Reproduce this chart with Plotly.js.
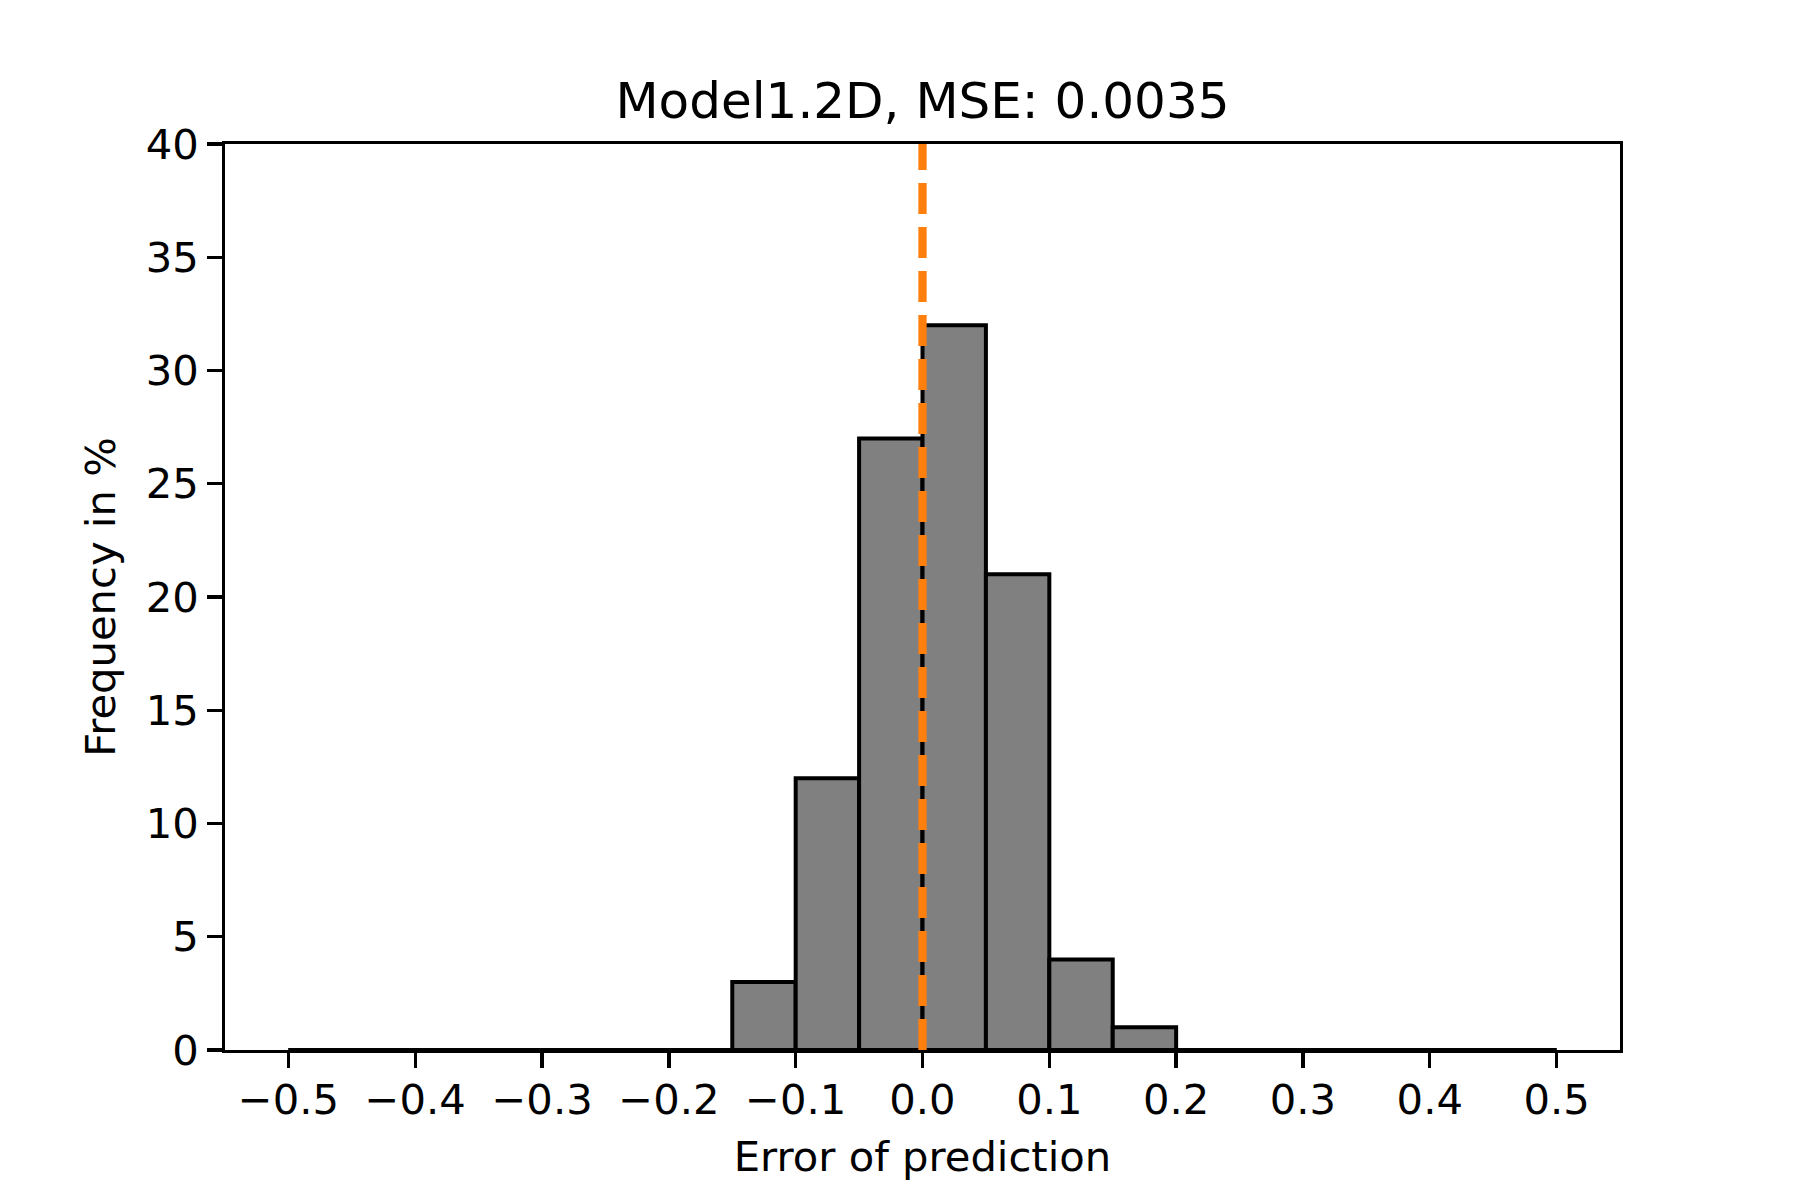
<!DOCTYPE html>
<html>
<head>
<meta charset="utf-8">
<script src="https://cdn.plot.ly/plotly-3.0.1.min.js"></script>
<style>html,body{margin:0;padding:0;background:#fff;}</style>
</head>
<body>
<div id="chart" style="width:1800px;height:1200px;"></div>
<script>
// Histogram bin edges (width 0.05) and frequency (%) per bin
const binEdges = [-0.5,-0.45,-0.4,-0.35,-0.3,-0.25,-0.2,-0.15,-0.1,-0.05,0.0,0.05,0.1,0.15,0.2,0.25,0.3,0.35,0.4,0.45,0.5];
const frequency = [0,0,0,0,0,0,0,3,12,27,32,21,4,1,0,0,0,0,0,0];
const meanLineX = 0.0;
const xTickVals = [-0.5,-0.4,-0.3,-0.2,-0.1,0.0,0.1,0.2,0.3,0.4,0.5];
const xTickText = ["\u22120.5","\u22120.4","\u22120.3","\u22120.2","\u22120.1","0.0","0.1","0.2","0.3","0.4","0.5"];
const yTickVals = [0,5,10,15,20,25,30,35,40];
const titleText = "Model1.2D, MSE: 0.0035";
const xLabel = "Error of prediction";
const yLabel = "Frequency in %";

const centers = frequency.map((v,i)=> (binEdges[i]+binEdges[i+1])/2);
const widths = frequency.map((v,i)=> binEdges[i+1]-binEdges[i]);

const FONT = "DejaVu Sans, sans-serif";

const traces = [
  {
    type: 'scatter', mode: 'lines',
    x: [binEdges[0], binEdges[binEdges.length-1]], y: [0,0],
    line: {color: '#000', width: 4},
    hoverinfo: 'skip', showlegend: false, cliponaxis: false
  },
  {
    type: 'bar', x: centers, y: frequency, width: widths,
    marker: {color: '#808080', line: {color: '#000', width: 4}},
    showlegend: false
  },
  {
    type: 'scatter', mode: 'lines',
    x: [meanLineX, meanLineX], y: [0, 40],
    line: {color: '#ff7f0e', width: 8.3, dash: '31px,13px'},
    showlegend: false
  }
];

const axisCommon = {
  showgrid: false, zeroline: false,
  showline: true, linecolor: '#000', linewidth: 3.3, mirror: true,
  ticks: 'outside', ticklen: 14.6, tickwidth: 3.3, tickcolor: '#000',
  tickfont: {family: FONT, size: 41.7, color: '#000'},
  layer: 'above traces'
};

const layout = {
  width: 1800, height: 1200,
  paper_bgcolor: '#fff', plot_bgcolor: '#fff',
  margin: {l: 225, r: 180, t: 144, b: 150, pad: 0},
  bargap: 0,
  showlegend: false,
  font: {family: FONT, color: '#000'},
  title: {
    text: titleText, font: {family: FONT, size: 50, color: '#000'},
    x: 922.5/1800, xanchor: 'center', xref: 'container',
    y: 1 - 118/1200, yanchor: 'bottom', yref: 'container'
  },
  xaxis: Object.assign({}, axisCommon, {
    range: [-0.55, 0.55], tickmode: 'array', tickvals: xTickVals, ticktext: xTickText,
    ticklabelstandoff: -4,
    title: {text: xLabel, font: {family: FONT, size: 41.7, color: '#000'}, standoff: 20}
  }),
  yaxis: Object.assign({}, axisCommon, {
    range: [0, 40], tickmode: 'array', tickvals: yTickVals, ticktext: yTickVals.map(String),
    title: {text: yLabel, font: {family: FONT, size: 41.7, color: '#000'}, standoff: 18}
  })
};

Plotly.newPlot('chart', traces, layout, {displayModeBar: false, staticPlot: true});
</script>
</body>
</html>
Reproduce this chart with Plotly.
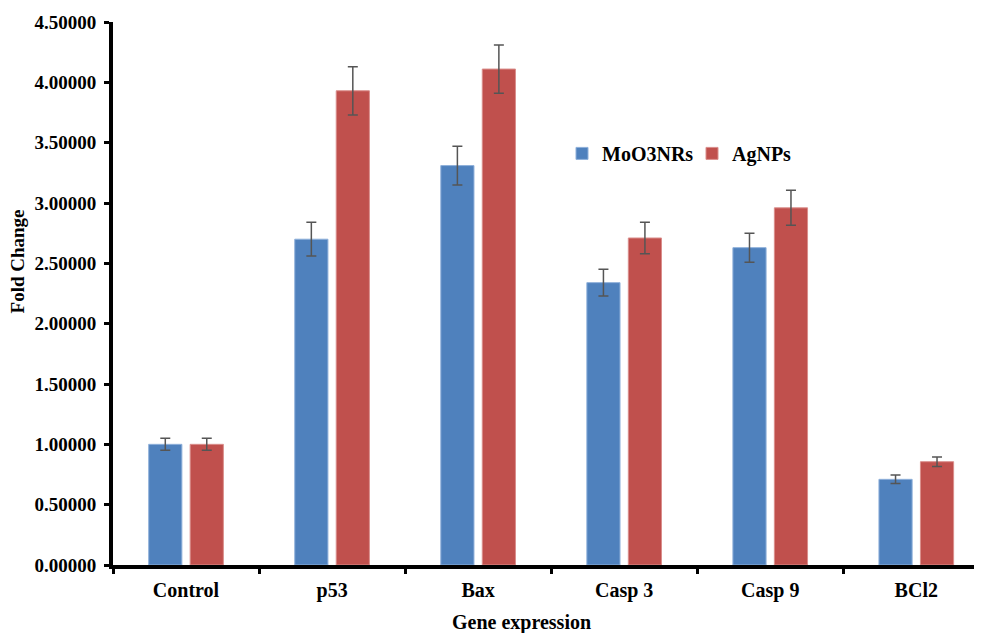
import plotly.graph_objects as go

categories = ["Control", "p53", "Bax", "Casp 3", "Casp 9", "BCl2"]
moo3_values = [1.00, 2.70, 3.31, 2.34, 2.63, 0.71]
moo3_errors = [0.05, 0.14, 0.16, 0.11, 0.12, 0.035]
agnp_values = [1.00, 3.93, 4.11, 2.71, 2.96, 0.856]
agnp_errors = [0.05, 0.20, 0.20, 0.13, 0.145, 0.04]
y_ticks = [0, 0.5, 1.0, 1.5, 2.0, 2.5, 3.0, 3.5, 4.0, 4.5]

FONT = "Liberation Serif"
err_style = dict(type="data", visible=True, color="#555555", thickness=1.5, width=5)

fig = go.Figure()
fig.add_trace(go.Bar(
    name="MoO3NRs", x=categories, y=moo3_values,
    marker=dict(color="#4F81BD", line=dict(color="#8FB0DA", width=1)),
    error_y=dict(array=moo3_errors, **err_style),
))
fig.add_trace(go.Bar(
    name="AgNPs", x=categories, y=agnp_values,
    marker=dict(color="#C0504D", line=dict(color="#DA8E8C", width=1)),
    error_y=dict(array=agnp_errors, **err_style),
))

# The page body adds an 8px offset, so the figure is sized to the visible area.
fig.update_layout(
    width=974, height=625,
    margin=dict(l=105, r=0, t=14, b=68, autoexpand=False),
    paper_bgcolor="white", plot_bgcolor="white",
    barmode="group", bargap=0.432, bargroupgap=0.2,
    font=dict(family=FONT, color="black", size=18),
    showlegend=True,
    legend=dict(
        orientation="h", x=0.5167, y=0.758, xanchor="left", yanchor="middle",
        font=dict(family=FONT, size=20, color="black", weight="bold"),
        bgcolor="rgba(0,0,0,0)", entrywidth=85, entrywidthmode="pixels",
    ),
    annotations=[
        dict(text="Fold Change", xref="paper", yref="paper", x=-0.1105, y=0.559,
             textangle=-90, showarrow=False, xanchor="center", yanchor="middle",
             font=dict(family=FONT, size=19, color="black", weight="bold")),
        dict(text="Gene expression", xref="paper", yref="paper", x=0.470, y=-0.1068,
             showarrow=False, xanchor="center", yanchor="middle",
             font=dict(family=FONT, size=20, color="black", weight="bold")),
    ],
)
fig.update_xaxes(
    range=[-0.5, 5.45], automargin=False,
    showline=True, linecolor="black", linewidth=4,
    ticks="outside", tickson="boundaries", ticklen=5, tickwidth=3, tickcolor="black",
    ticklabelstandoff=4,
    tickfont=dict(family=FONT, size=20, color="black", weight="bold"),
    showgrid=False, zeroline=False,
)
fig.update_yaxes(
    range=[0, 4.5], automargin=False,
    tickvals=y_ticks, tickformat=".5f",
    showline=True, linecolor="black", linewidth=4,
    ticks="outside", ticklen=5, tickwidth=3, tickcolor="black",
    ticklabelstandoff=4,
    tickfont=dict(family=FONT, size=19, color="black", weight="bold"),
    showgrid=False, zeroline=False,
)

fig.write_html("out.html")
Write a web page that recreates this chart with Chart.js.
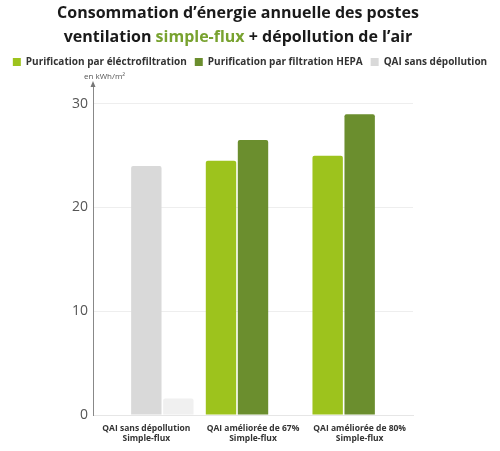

====

Instructions for the task:
Using the data above, write out every line exactly, leaving the images behind.

Task result:
Reproduce this chart with Plotly.js.
<!DOCTYPE html>
<html>
<head>
<meta charset="utf-8">
<script src="https://cdn.plot.ly/plotly-3.0.1.min.js"></script>
<style>html,body{margin:0;padding:0;background:#fff;}</style>
</head>
<body>
<div id="chart" style="width:1800px;height:1200px;"></div>
<script>
// Histogram bin edges (width 0.05) and frequency (%) per bin
const binEdges = [-0.5,-0.45,-0.4,-0.35,-0.3,-0.25,-0.2,-0.15,-0.1,-0.05,0.0,0.05,0.1,0.15,0.2,0.25,0.3,0.35,0.4,0.45,0.5];
const frequency = [0,0,0,0,0,0,0,3,12,27,32,21,4,1,0,0,0,0,0,0];
const meanLineX = 0.0;
const xTickVals = [-0.5,-0.4,-0.3,-0.2,-0.1,0.0,0.1,0.2,0.3,0.4,0.5];
const xTickText = ["\u22120.5","\u22120.4","\u22120.3","\u22120.2","\u22120.1","0.0","0.1","0.2","0.3","0.4","0.5"];
const yTickVals = [0,5,10,15,20,25,30,35,40];
const titleText = "Model1.2D, MSE: 0.0035";
const xLabel = "Error of prediction";
const yLabel = "Frequency in %";

const centers = frequency.map((v,i)=> (binEdges[i]+binEdges[i+1])/2);
const widths = frequency.map((v,i)=> binEdges[i+1]-binEdges[i]);

const FONT = "DejaVu Sans, sans-serif";

const traces = [
  {
    type: 'scatter', mode: 'lines',
    x: [binEdges[0], binEdges[binEdges.length-1]], y: [0,0],
    line: {color: '#000', width: 4},
    hoverinfo: 'skip', showlegend: false, cliponaxis: false
  },
  {
    type: 'bar', x: centers, y: frequency, width: widths,
    marker: {color: '#808080', line: {color: '#000', width: 4}},
    showlegend: false
  },
  {
    type: 'scatter', mode: 'lines',
    x: [meanLineX, meanLineX], y: [0, 40],
    line: {color: '#ff7f0e', width: 8.3, dash: '31px,13px'},
    showlegend: false
  }
];

const axisCommon = {
  showgrid: false, zeroline: false,
  showline: true, linecolor: '#000', linewidth: 3.3, mirror: true,
  ticks: 'outside', ticklen: 14.6, tickwidth: 3.3, tickcolor: '#000',
  tickfont: {family: FONT, size: 41.7, color: '#000'},
  layer: 'above traces'
};

const layout = {
  width: 1800, height: 1200,
  paper_bgcolor: '#fff', plot_bgcolor: '#fff',
  margin: {l: 225, r: 180, t: 144, b: 150, pad: 0},
  bargap: 0,
  showlegend: false,
  font: {family: FONT, color: '#000'},
  title: {
    text: titleText, font: {family: FONT, size: 50, color: '#000'},
    x: 922.5/1800, xanchor: 'center', xref: 'container',
    y: 1 - 118/1200, yanchor: 'bottom', yref: 'container'
  },
  xaxis: Object.assign({}, axisCommon, {
    range: [-0.55, 0.55], tickmode: 'array', tickvals: xTickVals, ticktext: xTickText,
    ticklabelstandoff: -4,
    title: {text: xLabel, font: {family: FONT, size: 41.7, color: '#000'}, standoff: 20}
  }),
  yaxis: Object.assign({}, axisCommon, {
    range: [0, 40], tickmode: 'array', tickvals: yTickVals, ticktext: yTickVals.map(String),
    title: {text: yLabel, font: {family: FONT, size: 41.7, color: '#000'}, standoff: 18}
  })
};

Plotly.newPlot('chart', traces, layout, {displayModeBar: false, staticPlot: true});
</script>
</body>
</html>
Reproduce this chart with Plotly.
import plotly.graph_objects as go

categories = ["Control", "p53", "Bax", "Casp 3", "Casp 9", "BCl2"]
moo3_values = [1.00, 2.70, 3.31, 2.34, 2.63, 0.71]
moo3_errors = [0.05, 0.14, 0.16, 0.11, 0.12, 0.035]
agnp_values = [1.00, 3.93, 4.11, 2.71, 2.96, 0.856]
agnp_errors = [0.05, 0.20, 0.20, 0.13, 0.145, 0.04]
y_ticks = [0, 0.5, 1.0, 1.5, 2.0, 2.5, 3.0, 3.5, 4.0, 4.5]

FONT = "Liberation Serif"
err_style = dict(type="data", visible=True, color="#555555", thickness=1.5, width=5)

fig = go.Figure()
fig.add_trace(go.Bar(
    name="MoO3NRs", x=categories, y=moo3_values,
    marker=dict(color="#4F81BD", line=dict(color="#8FB0DA", width=1)),
    error_y=dict(array=moo3_errors, **err_style),
))
fig.add_trace(go.Bar(
    name="AgNPs", x=categories, y=agnp_values,
    marker=dict(color="#C0504D", line=dict(color="#DA8E8C", width=1)),
    error_y=dict(array=agnp_errors, **err_style),
))

# The page body adds an 8px offset, so the figure is sized to the visible area.
fig.update_layout(
    width=974, height=625,
    margin=dict(l=105, r=0, t=14, b=68, autoexpand=False),
    paper_bgcolor="white", plot_bgcolor="white",
    barmode="group", bargap=0.432, bargroupgap=0.2,
    font=dict(family=FONT, color="black", size=18),
    showlegend=True,
    legend=dict(
        orientation="h", x=0.5167, y=0.758, xanchor="left", yanchor="middle",
        font=dict(family=FONT, size=20, color="black", weight="bold"),
        bgcolor="rgba(0,0,0,0)", entrywidth=85, entrywidthmode="pixels",
    ),
    annotations=[
        dict(text="Fold Change", xref="paper", yref="paper", x=-0.1105, y=0.559,
             textangle=-90, showarrow=False, xanchor="center", yanchor="middle",
             font=dict(family=FONT, size=19, color="black", weight="bold")),
        dict(text="Gene expression", xref="paper", yref="paper", x=0.470, y=-0.1068,
             showarrow=False, xanchor="center", yanchor="middle",
             font=dict(family=FONT, size=20, color="black", weight="bold")),
    ],
)
fig.update_xaxes(
    range=[-0.5, 5.45], automargin=False,
    showline=True, linecolor="black", linewidth=4,
    ticks="outside", tickson="boundaries", ticklen=5, tickwidth=3, tickcolor="black",
    ticklabelstandoff=4,
    tickfont=dict(family=FONT, size=20, color="black", weight="bold"),
    showgrid=False, zeroline=False,
)
fig.update_yaxes(
    range=[0, 4.5], automargin=False,
    tickvals=y_ticks, tickformat=".5f",
    showline=True, linecolor="black", linewidth=4,
    ticks="outside", ticklen=5, tickwidth=3, tickcolor="black",
    ticklabelstandoff=4,
    tickfont=dict(family=FONT, size=19, color="black", weight="bold"),
    showgrid=False, zeroline=False,
)

fig.write_html("out.html")
Write a web page that recreates this chart with Chart.js.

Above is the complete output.